Со мной рядом в огромных темных очках стояла моя любимица, артистка, давно знавшая Козакова и, к моему удовольствию, всегда опасно подтрунивавшая над ним. От гроба она вернулась без очков. Оправа, прятавшая заплаканное лицо, при прощании погрузилась в клумбу.
— Что мне делать? Я не могу без очков. Как ты считаешь, если я еще раз подойду попрощаться к Мише и поворошу рядом с ним рукой? Ведь никто не запрещает прощаться дважды?
Я благословил ее на новое прощание и внимательно смотрел, как ее рука рядом со склоненной головой совершала круги все глубже и глубже от верхушки грядки и как через пять минут очки при той же ее скорбной позе вернулись на сосредоточенное лицо.
На поминках в Доме актера, когда спиртное уже разгладило траурные мины, в ход пошли самые веселые воспоминания, и в конце концов случай с очками было решено считать веселой проказой Козакова, который о смерти говорил легко и не выносил трагической фальши в отношении жизни, которая чаще всего заканчивается в срок. Ну, разве что годом позже или раньше.
Все шутки про людей, которые в силу того только, что пьют меньше остальных, кажутся этим остальным подозрительными, я знаю назубок, ставлю привычные лайки, когда речь в статусах заходит о веселых подвигах подвыпившей интеллигенции, готов признать весь пласт нашей некогда снисходительной, а то и пристрастной к алкогольной тематике литературы — важным, самобытным и не имеющим аналогов в мировой культуре… Но я не могу не признаться в том, что никогда — слышите! — никогда не понимал, почему точкой примирения таких разных авторов, художников, актеров становилось покровительственное отношение к пьянству.
Недавно, когда мне в очередной раз опять довелось услышать байку про бравого театрального деятеля, которого именно пьянство свело в могилу, и я вдруг поймал себя на том, что не могу продолжать делать вид, будто меня устраивает эта инерция умиления перед очевидным скотством, идущая еще с советских времен.

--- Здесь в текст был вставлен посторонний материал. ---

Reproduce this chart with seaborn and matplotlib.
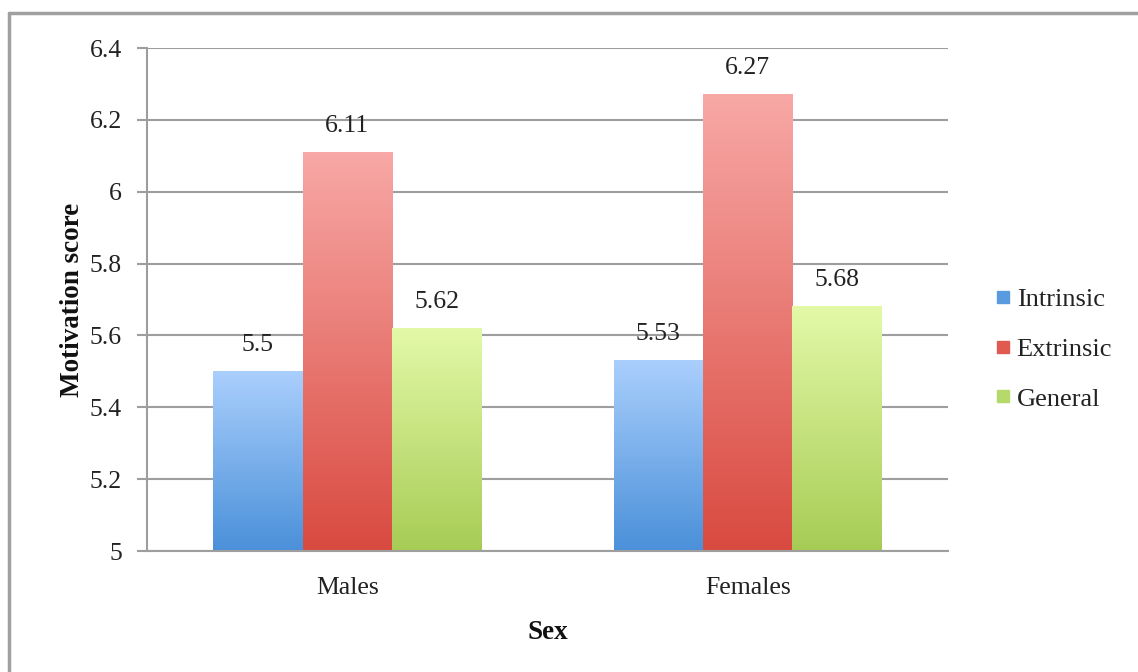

Я, ей-богу, теперь не вполне понимаю, почему такое отношение к настоящей беде стало знаком особой формы протеста. Отчего баловство, обернувшееся тяжелой привычкой, стало восприниматься как вызов грешному, но все-таки трезвому миру. И почему эта хворь вдруг стала чуть ли не вмененной всем, кому трудно пишется, рисуется или поется…
Собственно, в этой лояльности к пьянству я вижу и истоки ревнивого и всегда ироничного отношения всех утомленных духовной работой алкашей к плакатным крепышам, вообще говоря, к физическому здоровью, наконец, просто к свежести или румянцу… Иначе бы никогда у крылатой фразы «В здоровом теле здоровый дух» не появилось категоричного продолжения: «На самом деле — одно из двух».
Но почему?
Представляю себе, как удивился бы, например, Платон такому странному выводу.
Виктюк ставил пьесы Олби три раза: «Кто боится Вирджинии Вулф», «Лолиту», — по роману Набокова, а спустя годы взялся за «Козу».